── EXTRACTED INFORMATION

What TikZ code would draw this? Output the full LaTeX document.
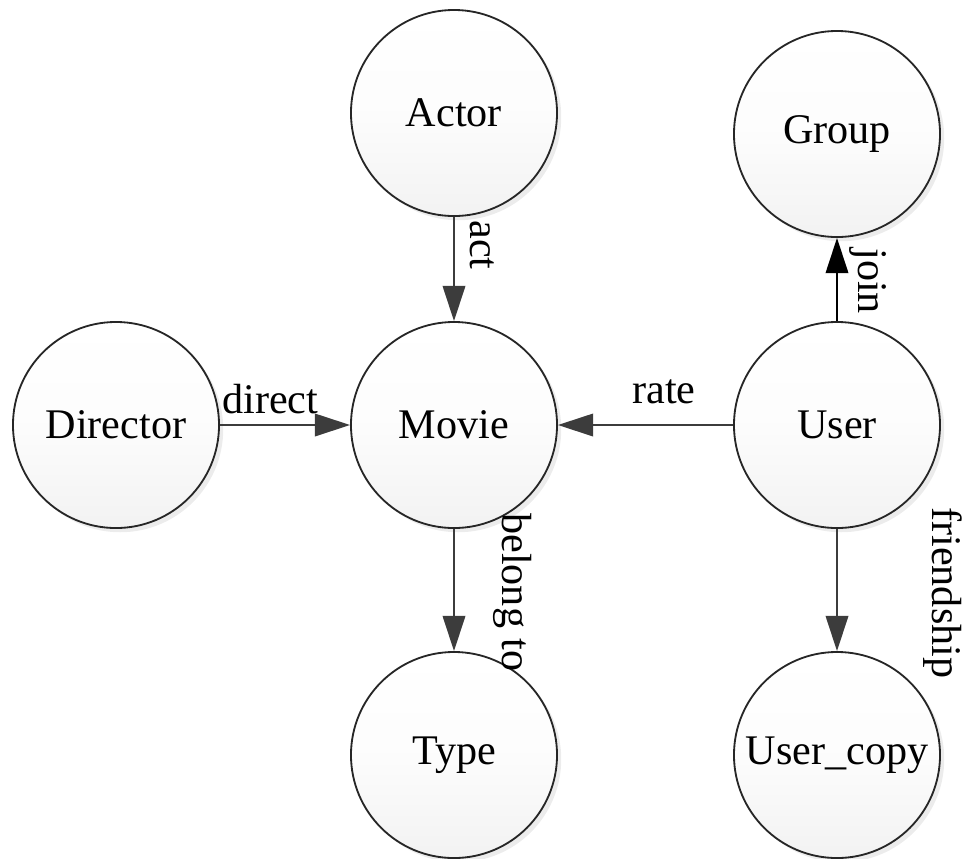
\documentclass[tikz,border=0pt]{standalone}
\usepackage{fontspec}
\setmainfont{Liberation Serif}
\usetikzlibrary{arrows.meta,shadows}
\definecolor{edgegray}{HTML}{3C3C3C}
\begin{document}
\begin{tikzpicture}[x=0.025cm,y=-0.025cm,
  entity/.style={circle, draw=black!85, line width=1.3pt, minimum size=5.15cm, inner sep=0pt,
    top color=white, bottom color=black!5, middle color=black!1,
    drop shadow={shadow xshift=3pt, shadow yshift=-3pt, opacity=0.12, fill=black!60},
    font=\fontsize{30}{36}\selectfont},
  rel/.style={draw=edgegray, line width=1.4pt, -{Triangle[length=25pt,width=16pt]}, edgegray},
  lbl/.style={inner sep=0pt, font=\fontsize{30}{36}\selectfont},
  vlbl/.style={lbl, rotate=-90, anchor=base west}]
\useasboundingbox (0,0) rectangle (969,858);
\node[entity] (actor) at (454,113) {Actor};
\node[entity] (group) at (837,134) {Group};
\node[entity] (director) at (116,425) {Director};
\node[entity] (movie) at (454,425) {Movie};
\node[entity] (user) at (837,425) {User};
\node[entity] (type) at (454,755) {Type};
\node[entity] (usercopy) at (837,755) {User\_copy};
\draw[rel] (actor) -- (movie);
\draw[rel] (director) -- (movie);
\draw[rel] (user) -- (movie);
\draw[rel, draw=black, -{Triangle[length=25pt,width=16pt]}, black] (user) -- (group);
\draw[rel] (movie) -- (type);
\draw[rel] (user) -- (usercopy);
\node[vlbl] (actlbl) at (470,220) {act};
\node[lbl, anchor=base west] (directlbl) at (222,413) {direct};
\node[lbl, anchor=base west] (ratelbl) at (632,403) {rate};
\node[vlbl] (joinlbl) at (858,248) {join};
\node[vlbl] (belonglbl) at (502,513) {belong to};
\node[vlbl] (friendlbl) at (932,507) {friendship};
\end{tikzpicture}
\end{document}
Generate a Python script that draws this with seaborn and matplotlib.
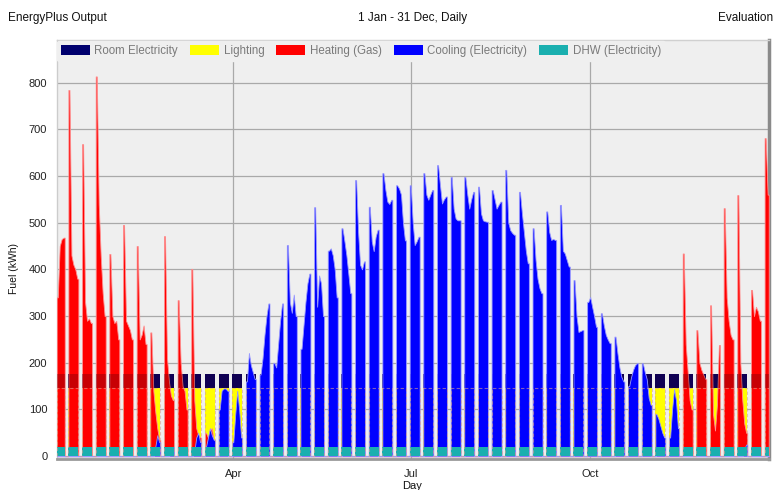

────

#### TASK DIRECTIONS:
Copy every line above that includes the string "this".

#### THE ANSWER:
What TikZ code would draw this? Output the full LaTeX document.
Generate a Python script that draws this with seaborn and matplotlib.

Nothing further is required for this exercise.